Dijawab oleh: Ustaz Muafa (Mokhamad Rohma Rozikin/M.R.Rozikin)
PERTANYAAN
Assalaamu’alaikum ustadz, saya hendak bertanya:
Dalam madzhab syafi’i kan qunut itu dilaksanakan pada 3 waktu: raka’at kedua shubuh, raka’at terakhir shalat witir di sepertiga terakhir ramadhan; dan qunut nazilah. Sementara di madzhab hanbali qunut itu pada shalat witir. Nah, boleh tidak yg bermadzhab syafi’i melakukan qunut di rakaat terakhir shalat2 witir selain ramadhan?
Yg kedua, boleh tidak menggabungkan beberapa redaksi qunut, seperti allahummahdinii.. terus allaahumma innaa nasta’iinuka… terus allaahumma ‘adzdzibil kafarata… atau menambah dengan doa seperti yg kita lihat di mekkah/madinah pada saat witir ramadhan?
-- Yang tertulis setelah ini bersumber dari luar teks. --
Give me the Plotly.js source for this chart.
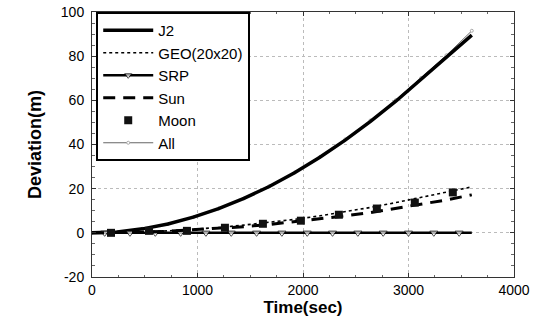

Terima kasih ustadz .. (Mulyadin)
JAWABAN
Wa’alaikumussalam warohmatullah wabarokatuh.
Orang yang bermazhab Asy-Syafi’i lalu melakukan qunut pada witir selain Ramadan padahal tidak meyakini ijtihad tersebut tentu saja tidak disyariatkan. Ibnu Ash-Sholah berkata,
“Ketahuilah, sesungguhnya orang yang mencukupkan diri fatwa dan amalnya sesuai dengan sebuah ijtihad imam atau ijtihad ulama mazhab dalam suatu kasus dan beramal dengan ijtihad yang ia sukai tanpa meneliti dan melakukan tarjih dan tidak terikat dengannya, maka sesungguhnya dia itu bodoh dan melawan ijmak“ (Adabu Al-Mufti wa Al-Mustafti, hlm 125)
Tetapi jika bermakmum kepada orang yang salat witir sementara imamnya berqunut pada rakaat terakhir, maka orang yang bermazhab Asy-Syafi’i ini disyariatkan ikut berdasarkan hadis,
“Imam (salat) itu diangkat untuk diikuti” (H.R. Al-Bukhori)
Lebih dari itu, kita diperintahkan untuk merealisasikan i’tilaf (harmoni) dan ittihad (persatuan) di tengah-tengah kaum muslimin serta menjauhi tafarruq (perpecahan) dan ikhtilaf madzmum (perselisihan tercela). Jadi, “mengalah” untuk meninggalkan ijtihad dalam kondisi khusus demi menghindari perpecahan dan hubungan yang tidak baik adalah disyariatkan. Ahmad berkata sebagaimana dinukil oleh Ibnu Al-‘Utsaimin sebagai berikut,
“Sungguh, Imam Ahmad rahimahullah berpendapat bahwa qunut dalam salat Subuh itu bid’ah. Kendati demikian beliau memfatwakan, ‘Jika engkau bermakmum kepada seorang imam yang berqunut, maka ikutilah dalam qunutnya dan aminkan doanya. Semua itu adalah untuk kesatuan barisan, harmoni hati dan menghindarkan kebencian satu sama lain” (Asy-Syarhu Al-Mumti’, juz 4 hlm 64)
Masalah meninggalkan ijtihad demi persatuan umat bisa dibaca lebih detail pada artikel saya yang berjudul “Meninggalkan Ijtihad Dalam Rangka Persatuan Umat”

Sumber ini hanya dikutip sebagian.